The United States appears to have elected Republican Donald Trump as its next president, but there are still people trying to punish Democrat Hillary Clinton.
Clinton, who was trailing Trump early Wednesday in electoral votes, has been under fire for months for choosing to use a private email server instead of a government account while she was secretary of state between 2009 and 2013. Although the FBI declined to pursue charges — twice — critics have continued to question whether she put highly important information about national security at risk.

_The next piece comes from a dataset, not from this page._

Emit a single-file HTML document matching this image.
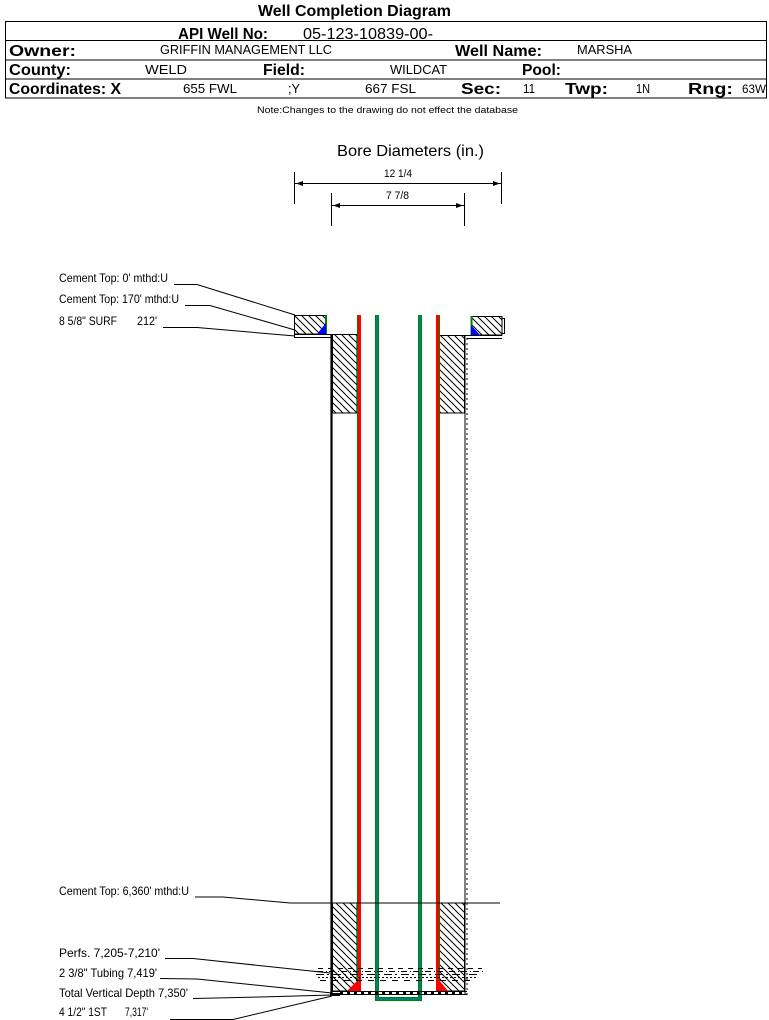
<!DOCTYPE html>
<html>
<head>
<meta charset="utf-8">
<style>
html,body{margin:0;padding:0;background:#fff;}
svg{display:block;}
text{font-family:"Liberation Sans",Arial,sans-serif;fill:#000;}
.b{font-weight:bold;font-size:16px;}
.v{font-size:13px;}
.l{font-size:12px;}
</style>
</head>
<body>
<svg width="769" height="1020" viewBox="0 0 769 1020" xmlns="http://www.w3.org/2000/svg">
<defs>
<pattern id="h" patternUnits="userSpaceOnUse" width="7" height="7">
<path d="M-1,-1 L8,8 M-1,6 L1,8 M6,-1 L8,1" stroke="#000" stroke-width="1"/>
</pattern>
</defs>
<rect width="769" height="1020" fill="#fff"/>

<!-- Header -->
<text x="258" y="16" class="b" textLength="193" lengthAdjust="spacingAndGlyphs">Well Completion Diagram</text>
<g stroke="#000" stroke-width="1" fill="none">
<rect x="5.5" y="21.5" width="761" height="76.5"/>
<line x1="5" y1="40.5" x2="767" y2="40.5"/>
<line x1="5" y1="60" x2="767" y2="60"/>
<line x1="5" y1="79" x2="767" y2="79"/>
</g>
<text x="178" y="39" class="b" textLength="90" lengthAdjust="spacingAndGlyphs">API Well No:</text>
<text x="303" y="39" style="font-size:16px" textLength="130" lengthAdjust="spacingAndGlyphs">05-123-10839-00-</text>

<text x="9" y="56" class="b" textLength="67" lengthAdjust="spacingAndGlyphs">Owner:</text>
<text x="160" y="54" class="v" textLength="172" lengthAdjust="spacingAndGlyphs">GRIFFIN MANAGEMENT LLC</text>
<text x="455" y="56" class="b" textLength="87" lengthAdjust="spacingAndGlyphs">Well Name:</text>
<text x="577" y="54" class="v" textLength="55" lengthAdjust="spacingAndGlyphs">MARSHA</text>

<text x="9" y="75" class="b" textLength="62" lengthAdjust="spacingAndGlyphs">County:</text>
<text x="145" y="74" class="v" textLength="42" lengthAdjust="spacingAndGlyphs">WELD</text>
<text x="263" y="75" class="b" textLength="42" lengthAdjust="spacingAndGlyphs">Field:</text>
<text x="390" y="74" class="v" textLength="57" lengthAdjust="spacingAndGlyphs">WILDCAT</text>
<text x="522" y="75" class="b" textLength="39" lengthAdjust="spacingAndGlyphs">Pool:</text>

<text x="9" y="94" class="b" textLength="112" lengthAdjust="spacingAndGlyphs">Coordinates: X</text>
<text x="183" y="93" class="v" textLength="54" lengthAdjust="spacingAndGlyphs">655 FWL</text>
<text x="288" y="93" class="v" textLength="12" lengthAdjust="spacingAndGlyphs">;Y</text>
<text x="365" y="93" class="v" textLength="51" lengthAdjust="spacingAndGlyphs">667 FSL</text>
<text x="461" y="94" class="b" textLength="40" lengthAdjust="spacingAndGlyphs">Sec:</text>
<text x="523" y="93" class="v" textLength="12" lengthAdjust="spacingAndGlyphs">11</text>
<text x="565" y="94" class="b" textLength="43" lengthAdjust="spacingAndGlyphs">Twp:</text>
<text x="636" y="93" class="v" textLength="14" lengthAdjust="spacingAndGlyphs">1N</text>
<text x="688" y="94" class="b" textLength="45" lengthAdjust="spacingAndGlyphs">Rng:</text>
<text x="742" y="93" style="font-size:12px" textLength="24" lengthAdjust="spacingAndGlyphs">63W</text>

<text x="257" y="113" style="font-size:9px" textLength="261" lengthAdjust="spacingAndGlyphs">Note:Changes to the drawing do not effect the database</text>

<!-- Bore diameters -->
<text x="337" y="156" style="font-size:16px" textLength="147" lengthAdjust="spacingAndGlyphs">Bore Diameters (in.)</text>
<g stroke="#000" stroke-width="1">
<line x1="294.5" y1="172" x2="294.5" y2="204"/>
<line x1="501.5" y1="172" x2="501.5" y2="204"/>
<line x1="295" y1="183.5" x2="501" y2="183.5"/>
<line x1="331.5" y1="193" x2="331.5" y2="226"/>
<line x1="464.5" y1="193" x2="464.5" y2="226"/>
<line x1="332" y1="205.5" x2="464" y2="205.5"/>
</g>
<g fill="#000">
<polygon points="296,183.5 303,181 303,186"/>
<polygon points="500,183.5 493,181 493,186"/>
<polygon points="333,205.5 340,203 340,208"/>
<polygon points="463,205.5 456,203 456,208"/>
</g>
<text x="384" y="177" style="font-size:11px" textLength="28" lengthAdjust="spacingAndGlyphs">12 1/4</text>
<text x="386" y="199" style="font-size:11px" textLength="23" lengthAdjust="spacingAndGlyphs">7 7/8</text>

<!-- Surface cement blocks -->
<rect x="294.5" y="315.5" width="31" height="18.5" fill="url(#h)" stroke="#000"/>
<line x1="326" y1="315" x2="326" y2="334" stroke="#008000" stroke-width="2"/>
<polygon points="317,334 326,334 326,323" fill="#0000ff"/>
<rect x="471.5" y="316.5" width="30.5" height="18.5" fill="url(#h)" stroke="#000"/>
<line x1="471.5" y1="316" x2="471.5" y2="335" stroke="#008000" stroke-width="2"/>
<polygon points="471,335 480,335 471,325" fill="#0000ff"/>
<polyline points="502,318.5 504.5,318.5 504.5,333.5 502,333.5" fill="none" stroke="#000"/>

<!-- surface shelves -->
<g stroke="#000" stroke-width="1" fill="none">
<line x1="294.5" y1="315" x2="294.5" y2="338"/>
<line x1="294" y1="334.5" x2="332" y2="334.5"/>
<line x1="294" y1="337.5" x2="331" y2="337.5"/>
<line x1="465" y1="335.5" x2="502" y2="335.5"/>
<line x1="467" y1="338.5" x2="502" y2="338.5"/>
</g>

<!-- hatched annulus cement -->
<rect x="332.5" y="334.5" width="24.5" height="78.5" fill="url(#h)" stroke="#000"/>
<rect x="439.5" y="335.5" width="25" height="77.5" fill="url(#h)" stroke="#000"/>
<rect x="332.5" y="903" width="24.5" height="88" fill="url(#h)" stroke="#000"/>
<rect x="439.5" y="903" width="25" height="88" fill="url(#h)" stroke="#000"/>

<!-- bore walls -->
<line x1="331.5" y1="334" x2="331.5" y2="996" stroke="#000" stroke-width="2.2"/>
<line x1="465" y1="335" x2="465" y2="995" stroke="#000" stroke-width="1"/>
<line x1="467" y1="338" x2="467" y2="995" stroke="#000" stroke-width="1" stroke-dasharray="2,3"/>

<!-- casing (red) -->
<rect x="358" y="315" width="3" height="677" fill="#ff0000"/>
<line x1="357.5" y1="315" x2="357.5" y2="992" stroke="#008000" stroke-width="1"/>
<rect x="436" y="315" width="3" height="677" fill="#ff0000"/>
<line x1="439.5" y1="315" x2="439.5" y2="992" stroke="#008000" stroke-width="1"/>
<polygon points="347,991 358,991 358,980" fill="#ff0000"/>
<polygon points="439,980 439,991 448,991" fill="#ff0000"/>

<!-- tubing -->
<path d="M377,315 V999 H420 V315" fill="none" stroke="#008000" stroke-width="4"/>
<path d="M377,315 V999 H420 V315" fill="none" stroke="#008080" stroke-width="2"/>

<!-- bore bottom -->
<g stroke="#000" stroke-width="1">
<line x1="331" y1="991.5" x2="467" y2="991.5"/>
<line x1="331" y1="994.5" x2="467" y2="994.5"/>
</g>
<g stroke="#000" stroke-width="2" stroke-dasharray="3,4">
<line x1="340" y1="993" x2="465" y2="993"/>
</g>

<!-- perfs -->
<g stroke="#000" stroke-width="1" fill="none">
<line x1="318" y1="968.5" x2="482" y2="968.5" stroke-dasharray="5,5"/>
<line x1="314" y1="971.5" x2="484" y2="971.5" stroke-dasharray="1,2,6,3"/>
<line x1="316" y1="974.5" x2="480" y2="974.5" stroke-dasharray="8,3,2,4"/>
<line x1="318" y1="977.5" x2="478" y2="977.5" stroke-dasharray="2,2"/>
<line x1="320" y1="980.5" x2="476" y2="980.5" stroke-dasharray="6,6"/>
</g>

<!-- cement top line bottom -->
<polyline points="195,897 223,897 290,903 500,903" fill="none" stroke="#000"/>

<!-- top labels & leaders -->
<text x="59" y="282" class="l" textLength="109" lengthAdjust="spacingAndGlyphs">Cement Top: 0' mthd:U</text>
<text x="59" y="303" class="l" textLength="120" lengthAdjust="spacingAndGlyphs">Cement Top: 170' mthd:U</text>
<text x="59" y="325" class="l" textLength="58" lengthAdjust="spacingAndGlyphs">8 5/8" SURF</text>
<text x="137" y="325" class="l" textLength="20" lengthAdjust="spacingAndGlyphs">212'</text>
<g stroke="#000" stroke-width="1" fill="none">
<polyline points="174,284.5 197,284.5 295,315"/>
<polyline points="185,305.5 210,305.5 295,330"/>
<polyline points="163,327.5 197,327.5 295,336"/>
</g>

<!-- bottom labels & leaders -->
<text x="59" y="895" class="l" textLength="130" lengthAdjust="spacingAndGlyphs">Cement Top: 6,360' mthd:U</text>
<text x="59" y="957" class="l">Perfs. 7,205-7,210'</text>
<text x="59" y="977" class="l" textLength="98" lengthAdjust="spacingAndGlyphs">2 3/8" Tubing 7,419'</text>
<text x="59" y="997" class="l" textLength="129" lengthAdjust="spacingAndGlyphs">Total Vertical Depth 7,350'</text>
<text x="59" y="1016" class="l" textLength="48" lengthAdjust="spacingAndGlyphs">4 1/2" 1ST</text>
<text x="125" y="1016" class="l" textLength="23" lengthAdjust="spacingAndGlyphs">7,317'</text>
<g stroke="#000" stroke-width="1" fill="none">
<polyline points="165,958.5 193,958.5 330,973"/>
<polyline points="160,978.5 197,979 332,993"/>
<polyline points="193,998.5 260,997 332,995"/>
<polyline points="170,1019.5 233,1019.5 332,996"/>
</g>
<rect x="330" y="993" width="10" height="3" fill="#000"/>
</svg>
</body>
</html>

Among them is Trump himself, who predicted "an unprecedented and protracted constitutional crisis" if Clinton were elected. Trump fans began chanting "lock her up" at campaign rallies, and at an October debate, the GOP candidate told her that "if I win, I am going to instruct my attorney general to get a special prosecutor to look into your situation."
Now that Trump's victory looks likely, these calls are almost certain to resurface. But could she actually go to jail for her emails?
Former Attorney General Eric Holder, a Democrat, has expressed doubt that Trump could find an attorney general to do his bidding. Holder referenced a 1973 incident in which former President Richard Nixon saw two cabinet officials leave his administration in protest after he requested they fire the special prosecutor tasked with overseeing the Watergate investigation, CNN reported.
However, at least one of Trump's prospective attorneys general seems to be on board with charging Clinton. New Jersey Gov. Chris Christie has said FBI Director James Comey made the wrong call in deciding not to indict her. "She should be convicted, absolutely," Christie said in July, according to Politico.
Experts have remained dubious.
Henry Chambers, a law professor at the University of Richmond, told the Guardian the concept of jailing the former first lady was far-fetched. "He could start the ball rolling by suggesting to the Department of Justice that it start an investigation, but even then it’s kind of nuts," Chambers added. "The idea that he could decide on his own, ‘I will put Hillary Clinton in jail,’ is bizarre squared."
Even the conservative-leaning Washington Examiner admitted the case was thin. "Government taxpayer-funded special prosecutors also are not usually used to launch investigations against former public officials — no matter how egregious the accusations against them are," reporter Susan Crabtree wrote last month. "Attorney generals are supposed to exercise independence free of presidential influence and political meddling."